Bei dieser Wahl wird ein weiteres Mal deutlich, dass die Wähler in den neuen Bundesländern die moderneren, die flexibleren Demokraten sind: Weniger festgelegt in der Vorstellung, überhaupt zur Wahl gehen zu müssen, aber auch weniger festgelegt, welche Partei sie wählen. Diese Wechselbereitschaft ist im Osten bei Frauen wie bei Männern vorhanden, bei Jungen wie bei Älteren, bei ökonomisch Erfolgreichen wie bei wirtschaftlich schlechter Gestellten.

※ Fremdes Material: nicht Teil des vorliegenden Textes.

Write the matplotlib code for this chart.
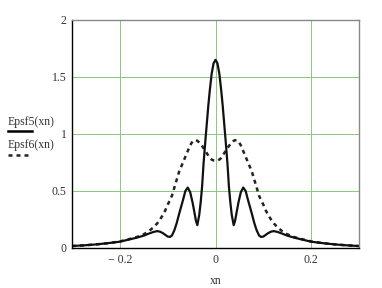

Im Westen ist diese Entwicklung noch etwas gebremst, aber unübersehbar und weiter auf dem Vormarsch. Alte Zuordnungen werden immer weniger verlässlich, das gilt für die strukturellen Zuordnungen und das gilt auch für Regionen. Parteien müssen immer mehr bzw. immer heterogenere Gruppen ansprechen. Die Wahlkämpfe werden länger und schwieriger, aber auch wichtiger. Personen haben im neuen Geflecht sogar eher größere Chancen, aber auch der Absturz vollzieht sich möglicherweise schneller und ist gefährlicher.
Die rot-grüne Koalition ist knapp bestätigt worden, weil die Union - einschließlich ihres Spitzenkandidaten - nicht wirklich als die zwingende Alternative angesehen wurde. Die FDP hat eine unklare Koalitionspolitik betrieben, fehlgeleitet durch eine völlig unrealistische Strategie, und fiel deshalb als verstärkende Oppositionskraft bei der Ablösung der Regierung weitgehend aus. Die PDS ist gescheitert, wohl auf Dauer, weil sie nicht im 21. Jahrhundert angekommen ist und die Wähler ihr nicht zutrauen, dass sie irgendwelche Probleme lösen könnte.
Die neue Regierung wird es sehr schwer haben, gegen eine gestärkte Opposition insgesamt und gegen die wahrscheinlich anhaltende Mehrheit im Bundesrat anderer Couleur anzukommen. Viel Mut ist gefordert, um begonnene Reformvorhaben gegen eine Vielfalt widersprechender Interessen durchzusetzen. Dazu wären Visionen erforderlich, die aus heutiger Sicht nicht erkennbar sind.